§ BRIEF
Repeat each entry as written and leave the images out of the copy.

** start DATA FOR THIS EXERCISE **

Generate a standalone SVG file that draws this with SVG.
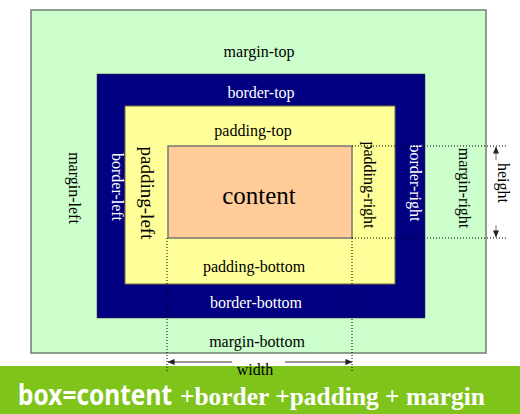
<svg xmlns="http://www.w3.org/2000/svg" width="520" height="414" viewBox="0 0 520 414">
<style>
.t{font-family:"Liberation Serif","Times New Roman",serif;font-size:16px;fill:#000;text-anchor:middle}
.w{fill:#fff}
.dot{stroke:#000;stroke-width:1;stroke-dasharray:1,2;fill:none}
.arr{stroke:#777;stroke-width:1.5;fill:none}
</style>
<defs>
<marker id="ah" viewBox="0 0 8 8" refX="7.5" refY="4" markerWidth="7" markerHeight="7" orient="auto-start-reverse" markerUnits="userSpaceOnUse">
<path d="M0,0.5 L8,4 L0,7.5 z" fill="#222"/>
</marker>
</defs>
<rect width="520" height="414" fill="#fff"/>
<g id="margin">
<rect x="31" y="10" width="455" height="343" fill="#ccffcc" stroke="#6f7f6f" stroke-width="1.5"/>
<text class="t" x="259" y="57">margin-top</text>
<text class="t" x="257" y="347">margin-bottom</text>
<text class="t" transform="translate(69,188) rotate(90)">margin-left</text>
<text class="t" transform="translate(459,188) rotate(90)">margin-right</text>
</g>
<g id="border">
<rect x="97" y="74" width="328" height="244" fill="#000080" stroke="#333" stroke-width="0.5"/>
<text class="t w" x="261" y="98">border-top</text>
<text class="t w" x="256" y="308">border-bottom</text>
<text class="t w" transform="translate(112,187) rotate(90)">border-left</text>
<text class="t w" transform="translate(410,183) rotate(90)">border-right</text>
</g>
<g id="padding">
<rect x="125" y="106" width="270" height="178" fill="#ffff99" stroke="#7a6a3a" stroke-width="1"/>
<text class="t" x="253" y="136">padding-top</text>
<text class="t" x="254" y="272">padding-bottom</text>
<text class="t" style="font-size:19px" transform="translate(141,193) rotate(90)">padding-left</text>
<text class="t" transform="translate(364,185) rotate(90)">padding-right</text>
</g>
<g id="content">
<rect x="168" y="146" width="184" height="92" fill="#ffcc99" stroke="#777" stroke-width="1.5"/>
<text class="t" style="font-size:25px" x="259" y="204">content</text>
</g>
<g id="banner">
<rect x="0" y="366" width="520" height="48" fill="#7fc41a"/>
<text x="18" y="405" textLength="154" lengthAdjust="spacingAndGlyphs" style="font-family:'Noto Sans','Open Sans',sans-serif;font-weight:bold;font-size:29px;fill:#fff">box=content</text>
<text x="180" y="405" textLength="305" lengthAdjust="spacingAndGlyphs" style="font-family:'Liberation Serif','Times New Roman',serif;font-weight:bold;font-size:25px;fill:#fff">+border +padding + margin</text>
</g>
<g id="connectors">
<line class="dot" x1="352" y1="146" x2="507" y2="146"/>
<line class="dot" x1="352" y1="238" x2="507" y2="238"/>
<line class="dot" x1="167" y1="238" x2="167" y2="373"/>
<line class="dot" x1="352" y1="238" x2="352" y2="373"/>
<line class="arr" x1="232" y1="362" x2="168" y2="362" marker-end="url(#ah)"/>
<line class="arr" x1="285" y1="362" x2="352" y2="362" marker-end="url(#ah)"/>
<line class="arr" x1="496" y1="160" x2="496" y2="147" marker-end="url(#ah)" style="stroke-width:1"/>
<line class="arr" x1="496" y1="225" x2="496" y2="237" marker-end="url(#ah)" style="stroke-width:1"/>
</g>
<g id="labels">
<text class="t" x="255" y="375">width</text>
<text class="t" transform="translate(498,183) rotate(90)">height</text>
</g>
</svg>
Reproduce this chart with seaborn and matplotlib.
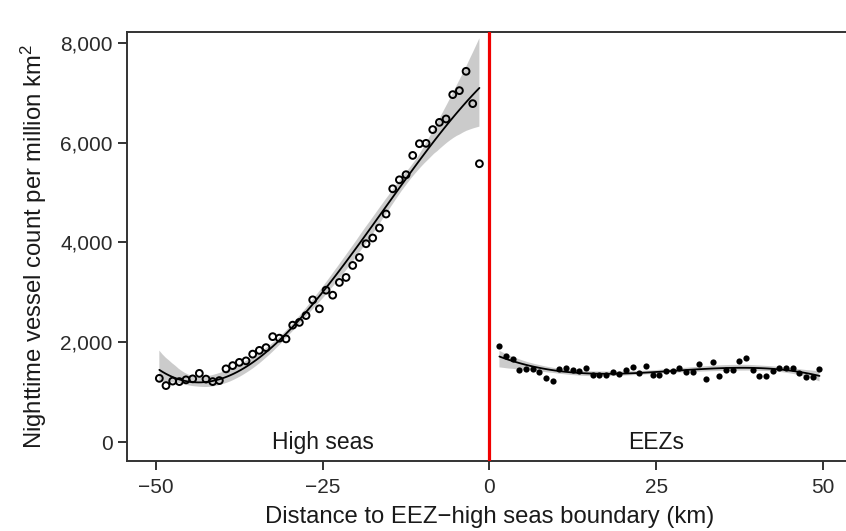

** end DATA FOR THIS EXERCISE **

§ FULL ANSWER
Generate a standalone SVG file that draws this with SVG.
<svg xmlns="http://www.w3.org/2000/svg" width="520" height="414" viewBox="0 0 520 414">
<style>
.t{font-family:"Liberation Serif","Times New Roman",serif;font-size:16px;fill:#000;text-anchor:middle}
.w{fill:#fff}
.dot{stroke:#000;stroke-width:1;stroke-dasharray:1,2;fill:none}
.arr{stroke:#777;stroke-width:1.5;fill:none}
</style>
<defs>
<marker id="ah" viewBox="0 0 8 8" refX="7.5" refY="4" markerWidth="7" markerHeight="7" orient="auto-start-reverse" markerUnits="userSpaceOnUse">
<path d="M0,0.5 L8,4 L0,7.5 z" fill="#222"/>
</marker>
</defs>
<rect width="520" height="414" fill="#fff"/>
<g id="margin">
<rect x="31" y="10" width="455" height="343" fill="#ccffcc" stroke="#6f7f6f" stroke-width="1.5"/>
<text class="t" x="259" y="57">margin-top</text>
<text class="t" x="257" y="347">margin-bottom</text>
<text class="t" transform="translate(69,188) rotate(90)">margin-left</text>
<text class="t" transform="translate(459,188) rotate(90)">margin-right</text>
</g>
<g id="border">
<rect x="97" y="74" width="328" height="244" fill="#000080" stroke="#333" stroke-width="0.5"/>
<text class="t w" x="261" y="98">border-top</text>
<text class="t w" x="256" y="308">border-bottom</text>
<text class="t w" transform="translate(112,187) rotate(90)">border-left</text>
<text class="t w" transform="translate(410,183) rotate(90)">border-right</text>
</g>
<g id="padding">
<rect x="125" y="106" width="270" height="178" fill="#ffff99" stroke="#7a6a3a" stroke-width="1"/>
<text class="t" x="253" y="136">padding-top</text>
<text class="t" x="254" y="272">padding-bottom</text>
<text class="t" style="font-size:19px" transform="translate(141,193) rotate(90)">padding-left</text>
<text class="t" transform="translate(364,185) rotate(90)">padding-right</text>
</g>
<g id="content">
<rect x="168" y="146" width="184" height="92" fill="#ffcc99" stroke="#777" stroke-width="1.5"/>
<text class="t" style="font-size:25px" x="259" y="204">content</text>
</g>
<g id="banner">
<rect x="0" y="366" width="520" height="48" fill="#7fc41a"/>
<text x="18" y="405" textLength="154" lengthAdjust="spacingAndGlyphs" style="font-family:'Noto Sans','Open Sans',sans-serif;font-weight:bold;font-size:29px;fill:#fff">box=content</text>
<text x="180" y="405" textLength="305" lengthAdjust="spacingAndGlyphs" style="font-family:'Liberation Serif','Times New Roman',serif;font-weight:bold;font-size:25px;fill:#fff">+border +padding + margin</text>
</g>
<g id="connectors">
<line class="dot" x1="352" y1="146" x2="507" y2="146"/>
<line class="dot" x1="352" y1="238" x2="507" y2="238"/>
<line class="dot" x1="167" y1="238" x2="167" y2="373"/>
<line class="dot" x1="352" y1="238" x2="352" y2="373"/>
<line class="arr" x1="232" y1="362" x2="168" y2="362" marker-end="url(#ah)"/>
<line class="arr" x1="285" y1="362" x2="352" y2="362" marker-end="url(#ah)"/>
<line class="arr" x1="496" y1="160" x2="496" y2="147" marker-end="url(#ah)" style="stroke-width:1"/>
<line class="arr" x1="496" y1="225" x2="496" y2="237" marker-end="url(#ah)" style="stroke-width:1"/>
</g>
<g id="labels">
<text class="t" x="255" y="375">width</text>
<text class="t" transform="translate(498,183) rotate(90)">height</text>
</g>
</svg>
Reproduce this chart with seaborn and matplotlib.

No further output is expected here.